Bad loans or non-performing assts (NPAs) worth Rs 10.57 lakh crore were written off by the banking sector in the past five years. According to the Reserve Bank of India’s reply to a Right to Information (RTI) filed by The Indian Express, banks wrote off bad loans worth Rs 209,144 crore in 2022-23 against Rs 174,966 crore in the previous fiscal and Rs 202,781 crore in March 2021. The RBI or the banks that wrote off the bad loans have never revealed the identities of these borrowers.

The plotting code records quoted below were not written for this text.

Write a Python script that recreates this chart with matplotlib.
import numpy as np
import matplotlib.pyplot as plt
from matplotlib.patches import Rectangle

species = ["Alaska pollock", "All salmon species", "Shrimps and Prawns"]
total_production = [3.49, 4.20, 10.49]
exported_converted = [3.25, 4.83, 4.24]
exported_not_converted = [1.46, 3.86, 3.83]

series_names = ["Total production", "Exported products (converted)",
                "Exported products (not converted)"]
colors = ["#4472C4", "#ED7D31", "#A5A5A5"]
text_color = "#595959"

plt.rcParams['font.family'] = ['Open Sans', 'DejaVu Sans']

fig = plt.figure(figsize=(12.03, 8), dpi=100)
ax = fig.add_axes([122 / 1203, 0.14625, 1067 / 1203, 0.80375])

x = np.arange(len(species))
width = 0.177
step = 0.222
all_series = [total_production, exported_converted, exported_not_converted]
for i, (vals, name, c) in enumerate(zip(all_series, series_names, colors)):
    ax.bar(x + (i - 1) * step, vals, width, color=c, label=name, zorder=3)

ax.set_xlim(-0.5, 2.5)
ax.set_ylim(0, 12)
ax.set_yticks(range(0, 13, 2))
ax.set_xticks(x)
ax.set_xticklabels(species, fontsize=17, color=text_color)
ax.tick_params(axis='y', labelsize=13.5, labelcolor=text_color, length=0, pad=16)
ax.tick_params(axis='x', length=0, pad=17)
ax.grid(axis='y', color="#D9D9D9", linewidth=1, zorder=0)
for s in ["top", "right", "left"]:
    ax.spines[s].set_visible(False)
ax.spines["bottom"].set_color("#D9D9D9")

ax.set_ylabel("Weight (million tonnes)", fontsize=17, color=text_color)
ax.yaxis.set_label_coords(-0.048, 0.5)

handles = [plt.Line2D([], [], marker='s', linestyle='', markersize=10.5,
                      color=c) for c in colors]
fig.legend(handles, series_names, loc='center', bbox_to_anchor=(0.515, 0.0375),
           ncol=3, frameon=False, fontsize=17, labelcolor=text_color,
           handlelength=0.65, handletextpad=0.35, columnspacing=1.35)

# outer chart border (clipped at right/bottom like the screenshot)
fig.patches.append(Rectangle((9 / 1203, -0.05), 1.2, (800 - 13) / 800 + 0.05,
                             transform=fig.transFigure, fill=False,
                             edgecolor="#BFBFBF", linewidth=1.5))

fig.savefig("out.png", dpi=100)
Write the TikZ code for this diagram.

Banks recovered only Rs 109,186 crore out of the Rs 586,891 crore bad loans written off in the last three years. The total defaulted loans (including write-offs but excluding loans recovered from write-offs in three years) was Rs 10.32 lakh crore. If the write-offs were included, the total NPA ratio wouldn’t have been 3.9% but 7.47% of advances. The RBI reply also showed that banks have written off a staggering Rs 15,31,453 crore since FY2012-13.
State Bank of India was at the top in reducing NPAs by writing off loans at Rs 24,061 crore followed by Punjab National Bank at Rs 16,578 crore, Union Bank at Rs 19,175 crore, Central Bank of India at Rs 10,258 crore and Bank of Baroda at Rs 17,998 crore.
Not surprisingly, public sector banks had the lion’s share of write-offs at Rs 366,380 crore, accounting for nearly 62.45% of the exercise in the last three years.